それだけに、自由と戒律的な取り組みとでは、取り組む人の段階によって向き不向きがあると思います。メシヤ教に転向してから、数名のお導きをさせていただいておりますが、基礎のない方というのは神様を自分本位に解釈する危険な一面も見え隠れしています。基礎形成の期間はただ自由というのではなく、相手の状況に応じて必要があれば積極的に関わり、伴走するように進んでいくことも大切でしょう。ある段階を超えた方については、自立した信仰生活を確立できるようなお世話に変えていく、もちろん一概には言えませんが、もう一つこんな感想も持つことができました。
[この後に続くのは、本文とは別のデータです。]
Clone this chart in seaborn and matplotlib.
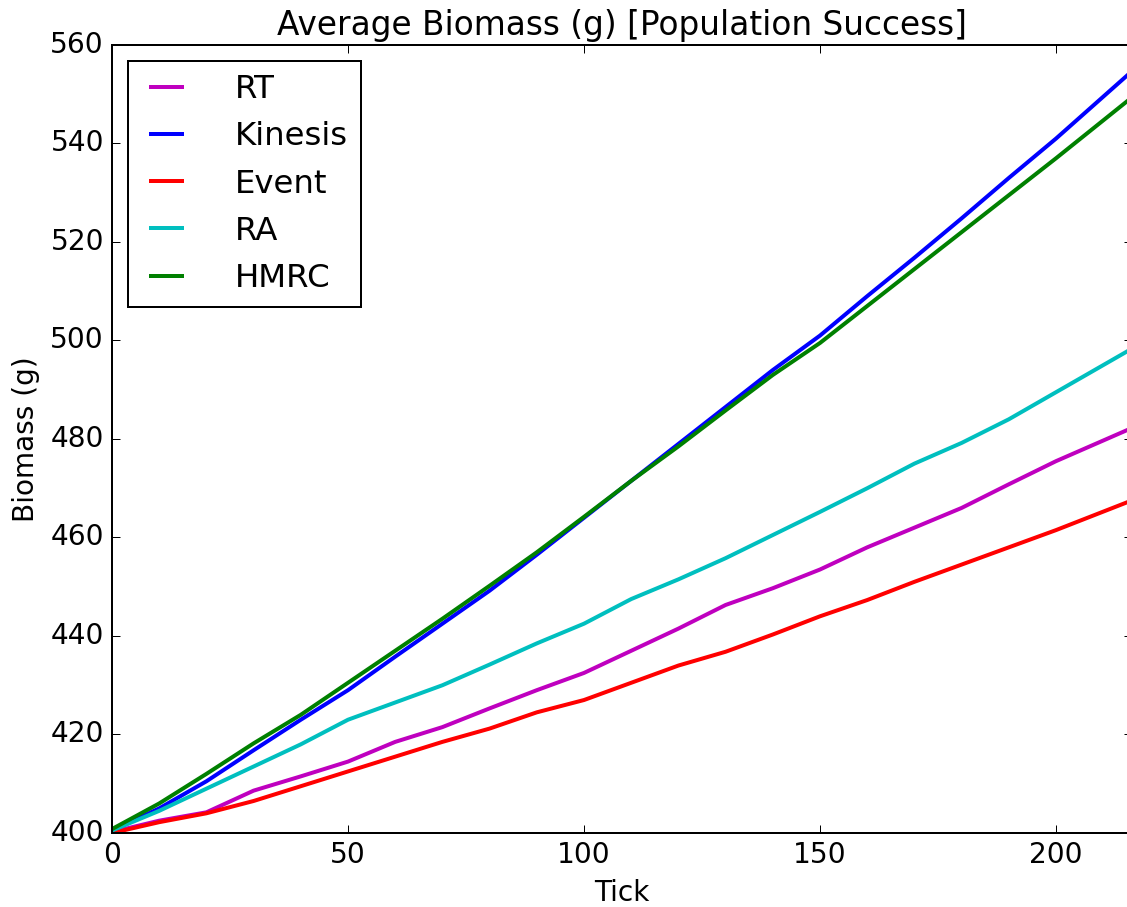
import matplotlib
matplotlib.use("Agg")
import matplotlib.pyplot as plt
import numpy as np
import pandas as pd
import seaborn as sns

plt.style.use("classic")
plt.rcParams["font.family"] = ["DejaVu Sans"]

# Average biomass per tick, sampled every 10 ticks
ticks = [0, 10, 20, 30, 40, 50, 60, 70, 80, 90, 100, 110, 120, 130, 140,
         150, 160, 170, 180, 190, 200, 216]

rt = [400.2, 402.5, 404.2, 408.6, 411.5, 414.5, 418.5, 421.5, 425.3, 429.0,
      432.5, 437.0, 441.5, 446.3, 449.7, 453.5, 458.0, 462.0, 466.0, 470.8,
      475.5, 482.2]
kinesis = [400.5, 405.0, 410.5, 416.8, 423.0, 429.0, 435.8, 442.5, 449.2,
           456.5, 464.0, 471.5, 479.0, 486.5, 494.0, 501.0, 509.0, 516.8,
           524.8, 533.0, 541.0, 554.6]
event = [400.0, 402.2, 404.0, 406.5, 409.5, 412.5, 415.5, 418.5, 421.2,
         424.5, 427.0, 430.5, 434.0, 436.8, 440.3, 444.0, 447.3, 451.0,
         454.5, 458.0, 461.5, 467.5]
ra = [400.5, 404.5, 409.0, 413.5, 418.0, 423.0, 426.5, 430.0, 434.2, 438.5,
      442.5, 447.5, 451.5, 455.8, 460.5, 465.2, 470.0, 475.0, 479.2, 484.0,
      489.5, 498.3]
hmrc = [400.8, 406.0, 412.0, 418.2, 424.0, 430.5, 437.0, 443.5, 450.2, 457.0,
        464.2, 471.5, 478.5, 485.8, 493.0, 499.5, 507.0, 514.5, 522.0, 529.5,
        537.0, 549.3]

series_names = ["RT", "Kinesis", "Event", "RA", "HMRC"]
series_values = [rt, kinesis, event, ra, hmrc]
series_colors = ["m", "b", "r", "c", "g"]

frames = []
for name, vals in zip(series_names, series_values):
    frames.append(pd.DataFrame({"Tick": ticks, "Biomass": vals, "Series": name}))
df = pd.concat(frames, ignore_index=True)

W, H, DPI = 1127, 907, 144
fig = plt.figure(figsize=(W / DPI, H / DPI), dpi=DPI)
fig.patch.set_facecolor("white")

x_max = 216
left_px, top_px, bottom_px = 112, 45, 833
px_per_tick = 4.72
right_px = left_px + x_max * px_per_tick
ax = fig.add_axes([left_px / W, (H - bottom_px) / H,
                   (right_px - left_px) / W, (bottom_px - top_px) / H])

sns.lineplot(data=df, x="Tick", y="Biomass", hue="Series",
             hue_order=series_names,
             palette=dict(zip(series_names, series_colors)),
             linewidth=2, ax=ax, estimator=None, sort=True)

ax.set_xlim(0, x_max)
ax.set_ylim(400, 560)
ax.set_xticks([0, 50, 100, 150, 200])
ax.set_yticks(np.arange(400, 561, 20))
ax.tick_params(labelsize=14, length=4)

ax.set_xlabel("Tick", fontsize=14)
ax.set_ylabel("Biomass (g)", fontsize=14)
ax.set_title("Average Biomass (g) [Population Success]", fontsize=16.4)

handles, labels = ax.get_legend_handles_labels()
leg = ax.legend(handles, labels, loc="upper left", fontsize=16.2,
                handlelength=1.57, handletextpad=1.33)
for line in leg.get_lines():
    line.set_linewidth(2)

fig.savefig("out.png", dpi=DPI, facecolor="white")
そうして、皆さんに対しては問題点がわかればアドバイスの仕方はあります。全ては自分自身のための取り組みが、いつの間にか言われて嫌々やる取り組みになってしまっていることがあります。教団のためでもなく、誰かのためでもなく、結果的に自分自身の人生を豊かにするための取り組みであることを、もう一度認識していただくことから始めました。

幸せというものは霊籍の向上にによって許される、と教えられています。その霊籍は日常の心言行で常に上昇したり下降したりしているそうですから、全ての基本である御教えの拝読を通して、御教えを日常生活で時所位に応じてどのように役立てていくのか、つまり心言行で曇りを発生させない「対自分」への取り組みと、積徳という「対社会」への取り組みを、勉強会という形式で共に検討するようにしました。取り組みの根拠として御教え「岡田茂吉全集」を手にできたことは大きいかと思います。浄霊の原典と申しても良いでしょうから、それを元に、一人ひとりの環境において今は何が最適な取り組みなのかを検討し、それぞれが日常生活の中で実行していく、こんな取り組みを始めました。

もちろん色々な段階の方がおられますし、抱えた悩みや苦しみも人それぞれですから、一度に皆さんが幸せいっぱいの充実した暮らし、というわけにはいきません。どなたも大変多用な中に暮らしていますが、そんな中でも確実に自分自身の成長を感じながら、取り組みの意義を感じながら、精神の充実した暮らしを始めることができる方が増えてきました。

取り組みを始めて約4ヶ月、この間、3名の方が御神体ご奉斎を許されました。これまで以上に、神中心、自然中心の調和のとれた生活がこの方達の人生に備わっていくことを思い、喜びも一入です。ご奉斎を許されてからの毎朝の寝起きでは、「疲れの抜けやすさが違う」というお話を3名全員から伺っております。私も御神前で休ませていただくことがありますが、皆さんと同様のことを感じます。御神体からの光は目には見えませんが、大変良い体験をさせていただきました。

以前の教団では、相手の段階、状況に合った適切なお世話を受けることが難しく、トップの方針と違う取り組みをする場合、精神的に苦しい立場に立たされてしまうことがママありましたので、メシヤ様の御教えに沿った運営にふれることができたお蔭で、皆さんは自立した信仰の確立に大きく前進することができ、私は大きな気付きをいくつも得ることができました。実にありがたいことと感謝しております。今ある環境の中で後悔しない取り組みを心がけ、これからも過ごしていきたいと思います。